Une telle saisie est-elle possible en France ?
On pourrait en douter tant notre pays se fiche de la contrefaçon artistique, source pourtant d’un des principaux trafics planétaires, qui se chiffre en milliards d’euros.
Certaines périodes sont tellement infestées, comme l’art déco, que les spécialistes considèrent que la majorité des objets sont des faux.
Très inquiets, les ayants droit en arts décoratifs (Giacometti, Le Corbusier, Frank, Terry…) se sont regroupés pour faire avancer leur cause, mais ils se heurtent à l’inertie des pouvoirs publics.
Le contraste est criant avec la mobilisation en faveur des marques (Vuitton, Cartier…), dans laquelle, au contraire, la France se montre en pointe. L’observatoire européen de la contrefaçon ne dispose d’aucun outil statistique dans le domaine artistique. Le ministère de la Culture et sa direction des arts plastiques, pourtant censée défendre le patrimoine, ont toujours brillé par leur inaction. Même refus de la part du service des fraudes de la DGCCRF.

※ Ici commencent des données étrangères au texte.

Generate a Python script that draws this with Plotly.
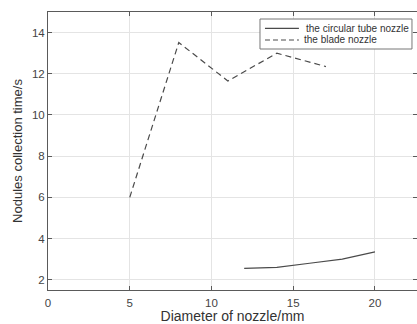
import plotly.graph_objects as go

circ_x = [12, 14, 16, 18, 20]
circ_y = [2.55, 2.6, 2.8, 3.0, 3.35]
blade_x = [5, 8, 11, 14, 17]
blade_y = [6.0, 13.52, 11.65, 13.0, 12.35]
names = ["the circular tube nozzle", "the blade nozzle"]

x_ticks = [0, 5, 10, 15, 20]
y_ticks = [2, 4, 6, 8, 10, 12, 14]

line_col = "#4a4a4a"
dash_pat = "6px,4px"
fig = go.Figure()
fig.add_trace(go.Scatter(x=circ_x, y=circ_y, mode="lines", name=names[0],
                         line=dict(color=line_col, width=1.2), showlegend=False))
fig.add_trace(go.Scatter(x=blade_x, y=blade_y, mode="lines", name=names[1],
                         line=dict(color=line_col, width=1.2, dash=dash_pat), showlegend=False))

font = "Liberation Sans, Arial, sans-serif"
axis_common = dict(showgrid=True, gridcolor="#e4e4e4", gridwidth=1, zeroline=False,
                   showline=True, linecolor="#5a5a5a", linewidth=1, mirror="ticks",
                   ticks="inside", ticklen=4, tickcolor="#5a5a5a",
                   tickfont=dict(family=font, size=11.5, color="#444"))

# manual legend box (paper coordinates)
lx0, lx1, ly0, ly1 = 0.5745, 0.9864, 0.8669, 0.9748
row_y = [0.9414, 0.8993]
fig.add_shape(type="rect", xref="paper", yref="paper", x0=lx0, x1=lx1, y0=ly0, y1=ly1,
              line=dict(color="#777", width=1), fillcolor="white", layer="above")
fig.add_shape(type="line", xref="paper", yref="paper", x0=0.588, x1=0.680, y0=row_y[0], y1=row_y[0],
              line=dict(color=line_col, width=1.2), layer="above")
fig.add_shape(type="line", xref="paper", yref="paper", x0=0.588, x1=0.680, y0=row_y[1], y1=row_y[1],
              line=dict(color=line_col, width=1.2, dash="5px,3px"), layer="above")
for nm, yy, xx in zip(names, row_y, [0.6938, 0.6883]):
    fig.add_annotation(xref="paper", yref="paper", x=xx, y=yy, xanchor="left", yanchor="middle",
                       text=nm, showarrow=False, font=dict(family=font, size=10, color="#333"))

fig.update_layout(
    width=417, height=324,
    margin=dict(l=48, r=0, t=12, b=34),
    paper_bgcolor="white", plot_bgcolor="white",
    xaxis=dict(range=[0, 22.57], tickvals=x_ticks, ticklabelstandoff=2,
               title=dict(text="Diameter of nozzle/mm", font=dict(family=font, size=14, color="#333"), standoff=3),
               **axis_common),
    yaxis=dict(range=[1.5, 15], tickvals=y_ticks,
               title=dict(text="Nodules collection time/s", font=dict(family=font, size=13, color="#333"), standoff=6),
               **axis_common),
    showlegend=False,
)
fig.write_html("out.html")
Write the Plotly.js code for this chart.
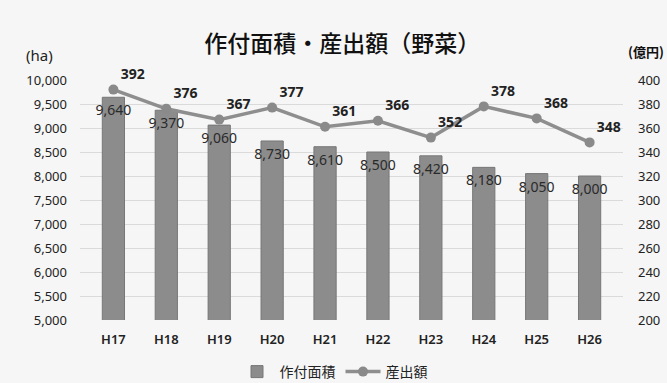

Cet été, la direction de la police judiciaire, plus préoccupée par les statistiques d’interpellations, a démantelé le bureau chargé de la contrefaçon industrielle et artistique. Elle a promis de confier cette dernière mission à l’office central de lutte contre le trafic des biens culturels, ce qui serait logique, mais sans lui accorder, à ce jour, les moyens en conséquence.
Si la législation sur la contrefaçon industrielle a été adaptée en 2007, le faux en art reste largement impuni. Vous n’avez pas le droit de posséder une fausse chemise Lacoste, qui doit être détruite, mais cela ne s’applique pas à un faux Rodin ou Van Gogh. La douane n’a pas non plus le droit, de sa propre initiative, de retenir une fausse statue ou peinture. Cette inconscience a favorisé en France la falsification de l’art décoratif du XXe siècle, qui a pris une ampleur dramatique ces dernières années.